* **SOURCE MATERIAL**
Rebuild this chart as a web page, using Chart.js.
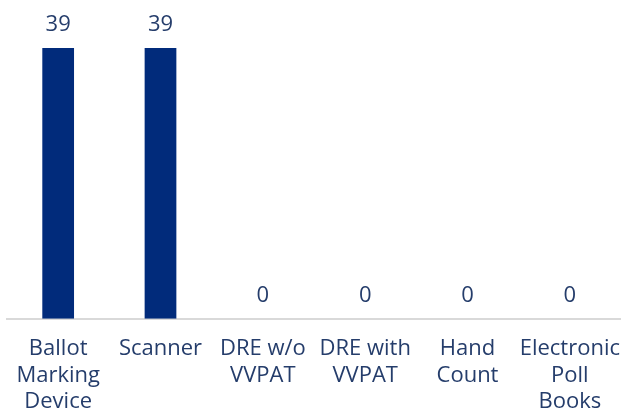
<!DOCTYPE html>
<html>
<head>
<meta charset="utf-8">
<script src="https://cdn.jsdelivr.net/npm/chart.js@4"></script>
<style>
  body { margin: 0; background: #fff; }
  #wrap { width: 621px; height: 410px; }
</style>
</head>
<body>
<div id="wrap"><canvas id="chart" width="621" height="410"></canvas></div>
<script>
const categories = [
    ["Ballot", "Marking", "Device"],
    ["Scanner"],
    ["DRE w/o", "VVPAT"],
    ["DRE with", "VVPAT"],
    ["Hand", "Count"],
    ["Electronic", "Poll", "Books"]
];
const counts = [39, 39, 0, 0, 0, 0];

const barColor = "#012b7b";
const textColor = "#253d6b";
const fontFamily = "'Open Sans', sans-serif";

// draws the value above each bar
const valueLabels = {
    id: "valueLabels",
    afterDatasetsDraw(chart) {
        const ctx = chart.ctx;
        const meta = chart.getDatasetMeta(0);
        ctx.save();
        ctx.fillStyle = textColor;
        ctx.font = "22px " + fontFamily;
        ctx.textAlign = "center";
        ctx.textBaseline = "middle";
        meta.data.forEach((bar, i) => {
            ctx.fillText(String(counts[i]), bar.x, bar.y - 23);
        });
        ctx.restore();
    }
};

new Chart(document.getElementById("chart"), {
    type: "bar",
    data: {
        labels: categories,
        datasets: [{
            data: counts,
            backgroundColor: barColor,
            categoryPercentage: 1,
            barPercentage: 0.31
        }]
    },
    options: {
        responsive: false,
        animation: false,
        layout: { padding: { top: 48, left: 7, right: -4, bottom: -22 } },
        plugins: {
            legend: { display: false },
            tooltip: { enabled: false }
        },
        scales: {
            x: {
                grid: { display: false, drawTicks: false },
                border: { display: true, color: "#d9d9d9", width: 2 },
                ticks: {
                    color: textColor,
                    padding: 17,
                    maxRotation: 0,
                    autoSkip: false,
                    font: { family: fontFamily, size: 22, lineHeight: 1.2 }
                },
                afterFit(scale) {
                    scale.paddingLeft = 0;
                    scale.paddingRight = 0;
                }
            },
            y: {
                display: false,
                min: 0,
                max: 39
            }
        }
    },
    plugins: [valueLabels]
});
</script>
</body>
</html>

* **REQUIREMENTS**
Leave out the pictures and retype every line above exactly.

* **ANSWER FOR THIS EXERCISE**
Rebuild this chart as a web page, using Chart.js.
<!DOCTYPE html>
<html>
<head>
<meta charset="utf-8">
<script src="https://cdn.jsdelivr.net/npm/chart.js@4"></script>
<style>
  body { margin: 0; background: #fff; }
  #wrap { width: 621px; height: 410px; }
</style>
</head>
<body>
<div id="wrap"><canvas id="chart" width="621" height="410"></canvas></div>
<script>
const categories = [
    ["Ballot", "Marking", "Device"],
    ["Scanner"],
    ["DRE w/o", "VVPAT"],
    ["DRE with", "VVPAT"],
    ["Hand", "Count"],
    ["Electronic", "Poll", "Books"]
];
const counts = [39, 39, 0, 0, 0, 0];

const barColor = "#012b7b";
const textColor = "#253d6b";
const fontFamily = "'Open Sans', sans-serif";

// draws the value above each bar
const valueLabels = {
    id: "valueLabels",
    afterDatasetsDraw(chart) {
        const ctx = chart.ctx;
        const meta = chart.getDatasetMeta(0);
        ctx.save();
        ctx.fillStyle = textColor;
        ctx.font = "22px " + fontFamily;
        ctx.textAlign = "center";
        ctx.textBaseline = "middle";
        meta.data.forEach((bar, i) => {
            ctx.fillText(String(counts[i]), bar.x, bar.y - 23);
        });
        ctx.restore();
    }
};

new Chart(document.getElementById("chart"), {
    type: "bar",
    data: {
        labels: categories,
        datasets: [{
            data: counts,
            backgroundColor: barColor,
            categoryPercentage: 1,
            barPercentage: 0.31
        }]
    },
    options: {
        responsive: false,
        animation: false,
        layout: { padding: { top: 48, left: 7, right: -4, bottom: -22 } },
        plugins: {
            legend: { display: false },
            tooltip: { enabled: false }
        },
        scales: {
            x: {
                grid: { display: false, drawTicks: false },
                border: { display: true, color: "#d9d9d9", width: 2 },
                ticks: {
                    color: textColor,
                    padding: 17,
                    maxRotation: 0,
                    autoSkip: false,
                    font: { family: fontFamily, size: 22, lineHeight: 1.2 }
                },
                afterFit(scale) {
                    scale.paddingLeft = 0;
                    scale.paddingRight = 0;
                }
            },
            y: {
                display: false,
                min: 0,
                max: 39
            }
        }
    },
    plugins: [valueLabels]
});
</script>
</body>
</html>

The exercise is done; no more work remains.